Friday, July 24, 2015

A Mid-monsoon Rant


Another wet, slushy day in July. I've lost count of how many wet, slushy July days in a row it's been. Fog, rain, no sunshine, soggy underwear staying soggy for days on end.

I feel especially sorry for the sparrows. I've been feeding the little birds for the last four/five years. Every morning and evening, I put out a plate filled with rice and pounded peanuts and they come flocking as if they can't find food anywhere else. When it rains though, the peanuts and rice drown in the rainwater that collects in the shallow plate. I still haven't figured out a way on how to help when it rains. A feeding post with a cover.
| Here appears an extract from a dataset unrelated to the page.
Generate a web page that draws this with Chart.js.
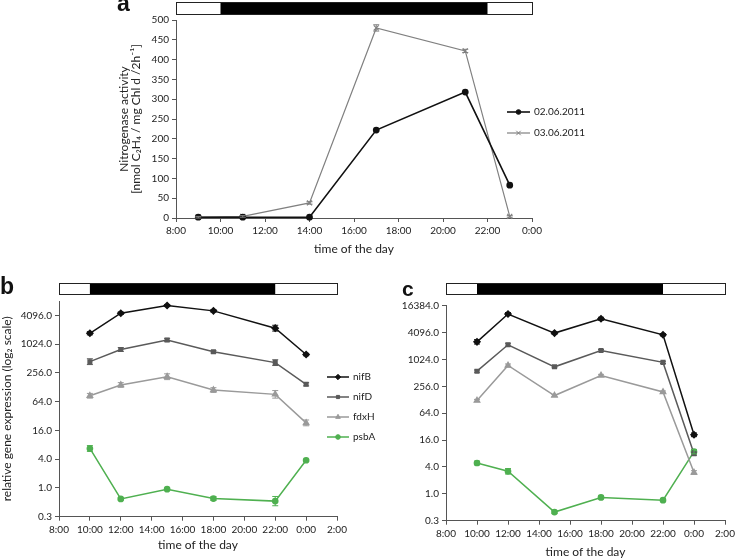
<!DOCTYPE html>
<html>
<head>
<meta charset="utf-8">
<script src="https://cdn.jsdelivr.net/npm/chart.js@4.4.0/dist/chart.umd.min.js"></script>
<style>
body { margin: 0; background: #fff; width: 736px; height: 559px; position: relative; overflow: hidden; }
canvas { position: absolute; }
.lbl { position: absolute; font: bold 23px "Liberation Sans", Arial, sans-serif; line-height: 23px; color: #111; }
</style>
</head>
<body>
<canvas id="chartA" width="736" height="258" style="left:0px;top:0px"></canvas>
<canvas id="chartB" width="400" height="319" style="left:0px;top:240px"></canvas>
<canvas id="chartC" width="366" height="319" style="left:370px;top:240px"></canvas>
<div class="lbl" style="left:117px;top:-8px">a</div>
<div class="lbl" style="left:0px;top:275px">b</div>
<div class="lbl" style="left:402px;top:277px;font-size:21px">c</div>
<script>
// panel a - nitrogenase activity
var timesA = [9, 11, 14, 17, 21, 23];
var activity0206 = [2, 2, 2, 222, 318, 83];
var activity0306 = [2, 4, 38, 480, 422, 4];
var errA0306 = [2, 2, 3, 8, 4, 2];

// panels b, c - relative gene expression
var timesBC = [10, 12, 15, 18, 22, 24];
var genes = ['nifB', 'nifD', 'fdxH', 'psbA'];
var bNifB = [1730, 4550, 6580, 5090, 2210, 620];
var bNifD = [440, 790, 1250, 710, 420, 148];
var bFdxH = [85, 143, 213, 112, 91, 23];
var bPsbA = [6.7, 0.59, 0.94, 0.60, 0.53, 3.8];
var bErrNifB = [1.08, 1.06, 1.05, 1.06, 1.15, 1.06];
var bErrNifD = [1.15, 1.1, 1.08, 1.06, 1.15, 1.08];
var bErrFdxH = [1.12, 1.12, 1.15, 1.12, 1.2, 1.15];
var bErrPsbA = [1.15, 1.05, 1.05, 1.1, 1.25, 1.05];
var cNifB = [2540, 10660, 3990, 8360, 3660, 21];
var cNifD = [560, 2180, 700, 1630, 880, 7.9];
var cFdxH = [123, 750, 159, 448, 192, 3.0];
var cPsbA = [4.9, 3.2, 0.39, 0.83, 0.72, 8.8];
var cErrNifB = [1.12, 1.08, 1.06, 1.08, 1.06, 1.1];
var cErrNifD = [1.06, 1.08, 1.05, 1.05, 1.06, 1.08];
var cErrFdxH = [1.06, 1.08, 1.05, 1.06, 1.05, 1.1];
var cErrPsbA = [1.1, 1.15, 1.08, 1.08, 1.08, 1.12];

var bTicks = [0.25, 1, 4, 16, 64, 256, 1024, 4096];
var cTicks = [0.25, 1, 4, 16, 64, 256, 1024, 4096, 16384];

// light / dark period (hours)
var darkStart = 10;
var darkEnd = 22;

Chart.defaults.font.family = 'Lato, "Open Sans", sans-serif';
Chart.defaults.color = '#222';

function pts(xs, ys) {
    return xs.map(function(x, i) { return { x: x, y: ys[i] }; });
}
function fmtHour(v) {
    return (v % 24) + ':00';
}

var dayNight = {
    id: 'dayNight',
    afterDraw: function(chart, args, opts) {
        var x = chart.scales.x, ctx = chart.ctx;
        var l = x.left, r = x.right;
        var d0 = x.getPixelForValue(darkStart), d1 = x.getPixelForValue(darkEnd);
        ctx.save();
        ctx.fillStyle = '#fff';
        ctx.fillRect(l, opts.top, r - l, opts.height);
        ctx.fillStyle = '#000';
        ctx.fillRect(d0, opts.top, d1 - d0, opts.height);
        ctx.strokeStyle = '#222';
        ctx.lineWidth = 1;
        ctx.strokeRect(Math.round(l) + 0.5, opts.top + 0.5, r - l, opts.height);
        ctx.restore();
    }
};

var errorBars = {
    id: 'errorBars',
    afterDatasetsDraw: function(chart, args, opts) {
        var ctx = chart.ctx, xs = chart.scales.x, ys = chart.scales.y;
        chart.data.datasets.forEach(function(ds) {
            if (!ds.errors) return;
            ctx.save();
            ctx.strokeStyle = ds.borderColor;
            ctx.lineWidth = 1;
            ds.data.forEach(function(p, j) {
                var e = ds.errors[j];
                var hi = opts.log ? p.y * e : p.y + e;
                var lo = opts.log ? p.y / e : p.y - e;
                var px = xs.getPixelForValue(p.x);
                var y1 = ys.getPixelForValue(hi), y2 = ys.getPixelForValue(lo);
                ctx.beginPath();
                ctx.moveTo(px, y1); ctx.lineTo(px, y2);
                ctx.moveTo(px - 3, y1); ctx.lineTo(px + 3, y1);
                ctx.moveTo(px - 3, y2); ctx.lineTo(px + 3, y2);
                ctx.stroke();
            });
            ctx.restore();
        });
    }
};

var sideLegend = {
    id: 'sideLegend',
    afterDraw: function(chart, args, opts) {
        if (!opts.show) return;
        var ctx = chart.ctx, area = chart.chartArea;
        chart.data.datasets.forEach(function(ds, i) {
            var x0 = area.right + opts.dx, y0 = area.top + opts.dy + i * opts.step;
            ctx.save();
            ctx.strokeStyle = ds.borderColor;
            ctx.lineWidth = ds.borderWidth;
            ctx.beginPath();
            ctx.moveTo(x0, y0); ctx.lineTo(x0 + opts.len, y0);
            ctx.stroke();
            ctx.fillStyle = ds.pointBackgroundColor;
            ctx.lineWidth = 1;
            Chart.helpers.drawPoint(ctx, { pointStyle: ds.pointStyle, radius: ds.pointRadius * 0.9, borderWidth: 1, rotation: 0 }, x0 + opts.len / 2, y0);
            ctx.fillStyle = '#222';
            ctx.font = '10px Lato, "Open Sans", sans-serif';
            ctx.textBaseline = 'middle';
            ctx.fillText(ds.label, x0 + opts.len + 4, y0);
            ctx.restore();
        });
    }
};

function xAxis(maxH, height, fontSize, titlePad) {
    return {
        type: 'linear', min: 8, max: maxH,
        ticks: { stepSize: 2, autoSkip: false, maxRotation: 0, padding: 3, font: { size: fontSize }, callback: fmtHour },
        grid: { drawOnChartArea: false, drawTicks: true, tickLength: 4, color: '#555' },
        border: { color: '#555', width: 1 },
        title: { display: true, text: 'time of the day', font: { size: 12 }, padding: { top: 0, bottom: titlePad } },
        afterFit: function(s) { s.height = height; s.paddingLeft = 0; s.paddingRight = 0; }
    };
}

// ---- panel a ----
new Chart(document.getElementById('chartA').getContext('2d'), {
    type: 'line',
    data: {
        datasets: [{
            label: '02.06.2011',
            data: pts(timesA, activity0206),
            borderColor: '#111', backgroundColor: '#111', pointBackgroundColor: '#111',
            borderWidth: 1.6, pointStyle: 'circle', pointRadius: 2.6, tension: 0, clip: false
        }, {
            label: '03.06.2011',
            data: pts(timesA, activity0306),
            errors: errA0306,
            borderColor: '#808080', backgroundColor: '#808080', pointBackgroundColor: '#808080',
            borderWidth: 1.2, pointStyle: 'crossRot', pointRadius: 3.5, tension: 0, clip: false
        }]
    },
    options: {
        responsive: false, animation: false, devicePixelRatio: 1,
        layout: { padding: { left: 110, right: 204, top: 20, bottom: 0 } },
        plugins: {
            legend: { display: false }, tooltip: { enabled: false },
            dayNight: { top: 2, height: 12 },
            errorBars: { log: false },
            sideLegend: { show: true, dx: -25, dy: 92, step: 21, len: 23 }
        },
        scales: {
            x: xAxis(24, 40, 10, 2),
            y: {
                min: 0, max: 500,
                ticks: { stepSize: 50, padding: 3, font: { size: 10 } },
                grid: { drawOnChartArea: false, drawTicks: true, tickLength: 4, color: '#555' },
                border: { color: '#555', width: 1 },
                title: { display: true, text: ['Nitrogenase activity', '[nmol C\u2082H\u2084 / mg Chl d /2h\u207B\u00B9]'], font: { size: 12, lineHeight: 1 }, padding: { top: 8, bottom: 0 } },
                afterFit: function(s) { s.width = 66; s.paddingTop = 0; s.paddingBottom = 0; }
            }
        }
    },
    plugins: [dayNight, errorBars, sideLegend]
});

// ---- panels b and c ----
var geneColors = ['#111111', '#5a5a5a', '#9a9a9a', '#4fb050'];
var geneStyles = ['rectRot', 'rect', 'triangle', 'circle'];
var geneRadius = [3, 2.5, 3, 2.6];

function geneSets(series, errs) {
    return genes.map(function(g, i) {
        return {
            label: g,
            data: pts(timesBC, series[i]),
            errors: errs[i],
            borderColor: geneColors[i], backgroundColor: geneColors[i], pointBackgroundColor: geneColors[i],
            borderWidth: 1.5, pointStyle: geneStyles[i], pointRadius: geneRadius[i], tension: 0, clip: false
        };
    });
}

function logAxis(maxV, tickList, width, fontSize, title) {
    return {
        type: 'logarithmic', min: 0.25, max: maxV,
        afterBuildTicks: function(s) { s.ticks = tickList.map(function(v) { return { value: v }; }); },
        ticks: { padding: 3, font: { size: fontSize }, callback: function(v) { return Number(v).toFixed(1); } },
        grid: { drawOnChartArea: false, drawTicks: true, tickLength: 4, color: '#555' },
        border: { color: '#555', width: 1 },
        title: { display: !!title, text: title, font: { size: 12 }, padding: { top: 0, bottom: 0 } },
        afterFit: function(s) { s.width = width; s.paddingTop = 0; s.paddingBottom = 0; }
    };
}

new Chart(document.getElementById('chartB').getContext('2d'), {
    type: 'line',
    data: { datasets: geneSets([bNifB, bNifD, bFdxH, bPsbA], [bErrNifB, bErrNifD, bErrFdxH, bErrPsbA]) },
    options: {
        responsive: false, animation: false, devicePixelRatio: 1,
        layout: { padding: { left: 0, right: 63, top: 61, bottom: 0 } },
        plugins: {
            legend: { display: false }, tooltip: { enabled: false },
            dayNight: { top: 43, height: 11 },
            errorBars: { log: true },
            sideLegend: { show: true, dx: -10, dy: 76, step: 20, len: 22 }
        },
        scales: {
            x: xAxis(26, 42.3, 10, 7),
            y: logAxis(8192, bTicks, 59, 10, 'relative gene expression (log\u2082 scale)')
        }
    },
    plugins: [dayNight, errorBars, sideLegend]
});

new Chart(document.getElementById('chartC').getContext('2d'), {
    type: 'line',
    data: { datasets: geneSets([cNifB, cNifD, cFdxH, cPsbA], [cErrNifB, cErrNifD, cErrFdxH, cErrPsbA]) },
    options: {
        responsive: false, animation: false, devicePixelRatio: 1,
        layout: { padding: { left: 20, right: 11, top: 65.7, bottom: 0 } },
        plugins: {
            legend: { display: false }, tooltip: { enabled: false },
            dayNight: { top: 43, height: 11 },
            errorBars: { log: true },
            sideLegend: { show: false }
        },
        scales: {
            x: xAxis(26, 38.3, 10, 0),
            y: logAxis(16384, cTicks, 56, 10, '')
        }
    },
    plugins: [dayNight, errorBars, sideLegend]
});
</script>
</body>
</html>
That'll do nicely but since I can't make one myself, all I can do is hope sunny days are back again soon.


Saturday, May 30, 2015

Mid Year

After the chilling start
that left us uneasy
and braced for worse,
March arrived.

Seventeen years after the clampdown on alcohol
when impoverished vendors
furtively brewing spirits in jungles
were chased down, dragged into courts
and jailed, with babies strapped to their backs
while at weddings and celebrations
of the rich and well-connected,
liquor flowed, the red kind, always the rich red,
prohibition was lifted.

We waited
for the streets at dark
to be peopled by drunks,
staggering, delirious, out of their minds.
It didn't happen.

Kelkang happened instead.
Crowds upon crowds
flocking to the tiny village
to drink of the spirit,
for in the last days, I will pour out my Spirit
on all people. Your sons and daughters
will prophesy, your young men
will see visions and your old men
shall dream dreams.

In the churches in the big city,
drums beat urgently
voices rise in worship
bodies whirl like dervishes,
and when the euphoria
does not, will not, abate,
they take to the streets.

Yes, in May, warm, sultry May,
they walk the streets by night,
singing, dancing, praying, chanting,
puncturing the air with cries of hallelujah,
some so delirious they can hardly walk straight,
drunk on the power of the spirit.

As with every revival of the spirit,
darker forces awaken too,
undeniable testimony
a power is at work
we don't all fully understand.


Sunday, February 22, 2015

The Muse















What is it about overcast days?

The sullen, grey pall,
the thick clouds
that won't let the sun break through
onto the brooding landscape
and all you see
are closed houses and
the lone human figure
on the streets.
Or days when the skies open
and rain falls in sheets,
battering your windows
and the delicate,
vibrant petals of plants
you'd gone to such pains
to help flower..

What is it about days like these
that waken my inner muse?


Saturday, January 10, 2015

If this is January

January is the slow, quiet time of year
when we sit back and relax
after the rush of the Christmas season
and bask in the sun, warming our backs
and eating sweet oranges.

Not a time when crime explodes in our faces:
When young men go missing
and their bloated, blackened corpses are found
and skinny young dark men arrested
and charged nine long days later.
When carnage runs wild, free as blood
as crazed men burst into houses
and slash you to death with
a butcher's knife,
when in a family of six,
five coffins are lined up
the next day.
And on the streets and social media,
church-going people bay for
vengeance and retribution
and of taking the law into their hands.

If this is January
slow, quiet January
I dread what summer will bring.


Tuesday, January 06, 2015

Hello again, January

Chilly mornings
wrapped in fog,
leaves shiver
on thinning trees,
the sad wintry sun
cannot break through
the greyed out landscape.
Inside the house
echoes bounce off white, naked walls
stripped of Christmas trimmings.
Hello again, January,
to you I raise
a gently steaming cup of tea.


Thursday, January 01, 2015

The Long and Winding Road That Was



A confession now that 2014 is well and truly in the past. In 1994 my mother had died of cancer, in 2004 my sister had a fall where she broke her spinal cord and became a paraplegic. How apprehensive I was when 2014 arrived, wondering what calamity might be in store. I could hardly bring myself to look at this cover of Our Daily Bread with Alex Soh's beautiful shot of a cyclist travelling down a rugged, winding road between hills and valleys. The curves in the road seemed to me to conceal something frightening. As Christmas time arrived, I breathed easier. The year seemed to be letting itself out quietly. But as news of the QZ8501 came, I thought no, anything could still happen. Eventually it was only this morning that I could bring myself to look at this picture with an easy mind.


To the good Lord who guided me through the long, winding road that was 2014, I am so deeply, deeply grateful.